Given problem
Using the records that follow, reproduce exactly the lines starting at the line containing "Emit a component" and ending at the line containing "const data = dates.map((d, i)". Include both end lines and no pictures.

Extracted records
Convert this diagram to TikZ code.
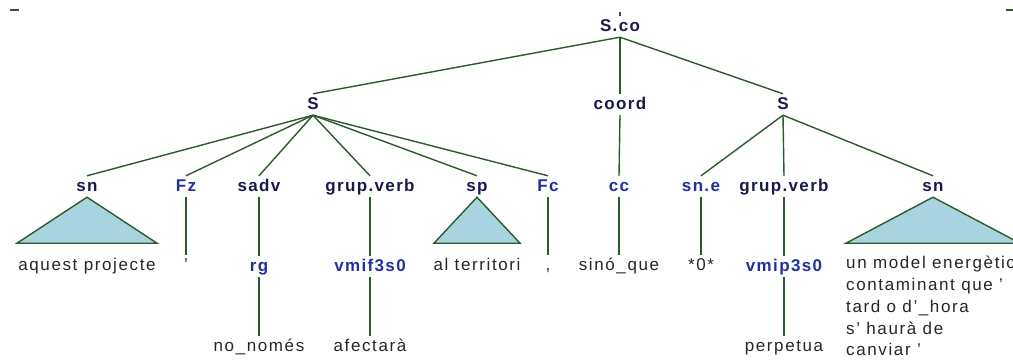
\documentclass[tikz,border=0pt]{standalone}
\usepackage{fontspec}
\setmainfont{Liberation Sans}[LetterSpace=8]
\newfontfamily\leaffont{Liberation Sans}[LetterSpace=9.5]
\usetikzlibrary{positioning}
\definecolor{treeline}{HTML}{2D5A2D}
\definecolor{catdark}{HTML}{1A1A4A}
\definecolor{catblue}{HTML}{2030A0}
\definecolor{roofblue}{HTML}{A8D4E0}

\begin{document}
\begin{tikzpicture}[x=1pt,y=1pt,
  cat/.style={font=\fontsize{17}{20}\selectfont\bfseries, text=catdark, inner sep=3pt, text height=12pt, text depth=3pt, anchor=base},
  tag/.style={cat, text=catblue},
  word/.style={font=\fontsize{17}{21.8}\leaffont, text=black!85, inner sep=3pt, text height=12pt, text depth=3pt, anchor=base},
  branch/.style={draw=treeline, line width=1.4pt},
  roof/.style={branch, fill=roofblue}]
\useasboundingbox (0,0) rectangle (1013,-362);

\node[cat] (SCO) at (620,-31) {S.co};
\node[cat] (SA) at (313,-109) {S};
\node[cat] (COORD) at (620,-109) {coord};
\node[cat] (SB) at (783,-109) {S};

\node[cat] (SNA) at (87,-191) {sn};
\node[tag] (FZ) at (186,-191) {Fz};
\node[cat] (SADV) at (259,-191) {sadv};
\node[cat] (GVA) at (370,-191) {grup.verb};
\node[cat] (SP) at (477,-191) {sp};
\node[tag] (FC) at (548,-191) {Fc};
\node[tag] (CC) at (619,-191) {cc};
\node[tag] (SNE) at (701,-191) {sn.e};
\node[cat] (GVB) at (784,-191) {grup.verb};
\node[cat] (SNB) at (933,-191) {sn};

\node[word] (AQ) at (87,-270) {aquest projecte};
\node[word] (APO) at (186,-270) {’};
\node[tag] (RG) at (259,-271) {rg};
\node[tag] (VMIF) at (370,-271) {vmif3s0};
\node[word] (TERR) at (477,-270) {al territori};
\node[word] (COMA) at (548,-270) {,};
\node[word] (SINO) at (619,-270) {sinó\_que};
\node[word] (ZERO) at (701,-270) {*0*};
\node[tag] (VMIP) at (784,-271) {vmip3s0};
\node[word, anchor=north west, align=left, text height=, text depth=, inner sep=0pt] (MODEL) at (846,-256)
  {un model energètic\\contaminant que ’\\tard o d’\_hora\\s’ haurà de\\canviar ’};

\node[word] (NOM) at (259,-351) {no\_només};
\node[word] (AFEC) at (370,-351) {afectarà};
\node[word] (PERP) at (784,-351) {perpetua};

\draw[branch] (SCO.south) -- (SA.north);
\draw[branch] (SCO.south) -- (COORD.north);
\draw[branch] (SCO.south) -- (SB.north);
\draw[branch] (SCO.north) -- ++(0,4);

\foreach \kid in {SNA,FZ,SADV,GVA,SP,FC}
  \draw[branch] (SA.south) -- (\kid.north);
\draw[branch] (COORD.south) -- (CC.north);
\foreach \kid in {SNE,GVB,SNB}
  \draw[branch] (SB.south) -- (\kid.north);

\filldraw[roof] (SNA.south) -- ++(-70,-46) -- ++(140,0) -- cycle;
\filldraw[roof] (SP.south) -- ++(-43,-46) -- ++(86,0) -- cycle;
\filldraw[roof] (SNB.south) -- ++(-87,-46) -- ++(174,0) -- cycle;

\draw[branch] (FZ.south) -- (APO.north);
\draw[branch] (SADV.south) -- (RG.north);
\draw[branch] (GVA.south) -- (VMIF.north);
\draw[branch] (FC.south) -- (COMA.north);
\draw[branch] (CC.south) -- (SINO.north);
\draw[branch] (SNE.south) -- (ZERO.north);
\draw[branch] (GVB.south) -- (VMIP.north);
\draw[branch] (RG.south) -- (NOM.north);
\draw[branch] (VMIF.south) -- (AFEC.north);
\draw[branch] (VMIP.south) -- (PERP.north);

\draw[branch] (10,-10) -- (19,-10);
\draw[branch] (1006,-10) -- (1013,-10);
\end{tikzpicture}
\end{document}
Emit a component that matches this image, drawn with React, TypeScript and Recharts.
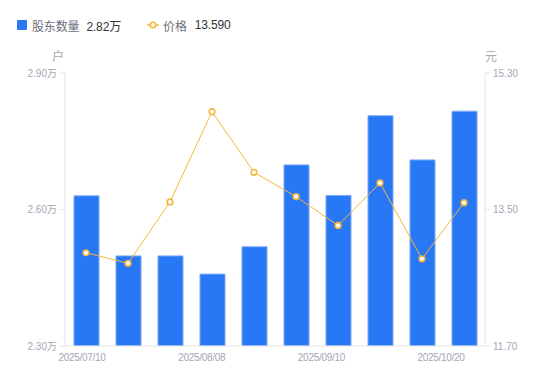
import React from 'react';
import { ComposedChart, Bar, Line, XAxis, YAxis } from 'recharts';

const dates = ['2025/07/10', '2025/07/18', '2025/07/31', '2025/08/08', '2025/08/20', '2025/08/29', '2025/09/10', '2025/09/19', '2025/09/30', '2025/10/20'];
const holders = [2.63, 2.498, 2.498, 2.458, 2.518, 2.698, 2.631, 2.806, 2.709, 2.816];
const prices = [12.93, 12.79, 13.6, 14.79, 13.99, 13.67, 13.29, 13.85, 12.85, 13.59];
const leftTicks = [2.3, 2.6, 2.9];
const rightTicks = [11.7, 13.5, 15.3];

const data = dates.map((d, i) => ({ date: d, holders: holders[i], price: prices[i] }));

const FONT = '"Liberation Sans", Arial, "Noto Sans CJK SC", sans-serif';
const TICK_COLOR = '#a3a6b4';
const AXIS_COLOR = '#e3e3e6';
const BAR_COLOR = '#2878f5';
const LINE_COLOR = '#f6b73c';

const XTick = (props: any) => {
  const { x, y, payload } = props;
  const off = -4 - payload.index * 2.1;
  return (
    <text x={x + off} y={y} dy="0.71em" textAnchor="middle" fill={TICK_COLOR} fontSize={10} letterSpacing={-0.3} fontFamily={FONT}>
      {payload.value}
    </text>
  );
};

const UnitLabel = (side: 'left' | 'right', text: string) => (props: any) => {
  const vb = props.viewBox;
  const x = side === 'left' ? vb.x + vb.width - 7 : vb.x + 6;
  return (
    <text x={x} y={vb.y - 16} dy="0.355em" textAnchor="middle" fill={TICK_COLOR} fontSize={12} fontFamily={FONT}>
      {text}
    </text>
  );
};

export default function App() {
  const last = data.length - 1;
  return (
    <div style={{ position: 'absolute', left: 0, top: 0, width: 550, height: 381, background: '#fff', fontFamily: FONT }}>
      <div style={{ position: 'absolute', left: 16, top: 16, height: 18, display: 'flex', alignItems: 'center', fontSize: 12, letterSpacing: -0.15, whiteSpace: 'nowrap' }}>
        <span style={{ display: 'inline-block', width: 10, height: 10, background: BAR_COLOR, borderRadius: 1, marginLeft: 1 }} />
        <span style={{ color: '#6b6e7a', marginLeft: 5 }}>股东数量</span>
        <span style={{ color: '#333', marginLeft: 7 }}>{holders[last].toFixed(2)}万</span>
        <svg width={12} height={10} style={{ marginLeft: 26 }}>
          <line x1={0} y1={5} x2={12} y2={5} stroke={LINE_COLOR} strokeWidth={1.5} />
          <circle cx={6} cy={5} r={2.8} fill="#fff" stroke={LINE_COLOR} strokeWidth={1.6} />
        </svg>
        <span style={{ color: '#6b6e7a', marginLeft: 4 }}>价格</span>
        <span style={{ color: '#333', marginLeft: 8 }}>{prices[last].toFixed(3)}</span>
      </div>
      <ComposedChart width={550} height={381} data={data} margin={{ top: 73, right: 0, bottom: 5, left: 0 }}>
        <XAxis
          dataKey="date"
          interval={2}
          tick={<XTick />}
          tickLine={false}
          tickSize={0}
          tickMargin={8}
          height={30}
          axisLine={{ stroke: AXIS_COLOR }}
        />
        <YAxis
          yAxisId="left"
          orientation="left"
          width={65}
          domain={[2.3, 2.9]}
          ticks={leftTicks}
          tickFormatter={(v: number) => v.toFixed(2) + '万'}
          tick={{ fill: TICK_COLOR, fontSize: 10, fontFamily: FONT }}
          tickLine={{ stroke: AXIS_COLOR }}
          tickSize={5}
          tickMargin={3}
          axisLine={{ stroke: AXIS_COLOR }}
          label={UnitLabel('left', '户')}
          allowDataOverflow
        />
        <YAxis
          yAxisId="right"
          orientation="right"
          width={65}
          domain={[11.7, 15.3]}
          ticks={rightTicks}
          tickFormatter={(v: number) => v.toFixed(2)}
          tick={{ fill: TICK_COLOR, fontSize: 10, fontFamily: FONT }}
          tickLine={{ stroke: AXIS_COLOR }}
          tickSize={5}
          tickMargin={3}
          axisLine={{ stroke: AXIS_COLOR }}
          label={UnitLabel('right', '元')}
          allowDataOverflow
        />
        <Bar yAxisId="left" dataKey="holders" barSize={25} fill={BAR_COLOR} stroke="#7aaaf6" strokeWidth={1} isAnimationActive={false} />
        <Line
          yAxisId="right"
          dataKey="price"
          type="linear"
          stroke={LINE_COLOR}
          strokeWidth={1}
          dot={{ r: 2.8, fill: '#fff', stroke: LINE_COLOR, strokeWidth: 1.6 }}
          activeDot={false}
          isAnimationActive={false}
        />
      </ComposedChart>
    </div>
  );
}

The reply
Emit a component that matches this image, drawn with React, TypeScript and Recharts.
import React from 'react';
import { ComposedChart, Bar, Line, XAxis, YAxis } from 'recharts';

const dates = ['2025/07/10', '2025/07/18', '2025/07/31', '2025/08/08', '2025/08/20', '2025/08/29', '2025/09/10', '2025/09/19', '2025/09/30', '2025/10/20'];
const holders = [2.63, 2.498, 2.498, 2.458, 2.518, 2.698, 2.631, 2.806, 2.709, 2.816];
const prices = [12.93, 12.79, 13.6, 14.79, 13.99, 13.67, 13.29, 13.85, 12.85, 13.59];
const leftTicks = [2.3, 2.6, 2.9];
const rightTicks = [11.7, 13.5, 15.3];

const data = dates.map((d, i) => ({ date: d, holders: holders[i], price: prices[i] }));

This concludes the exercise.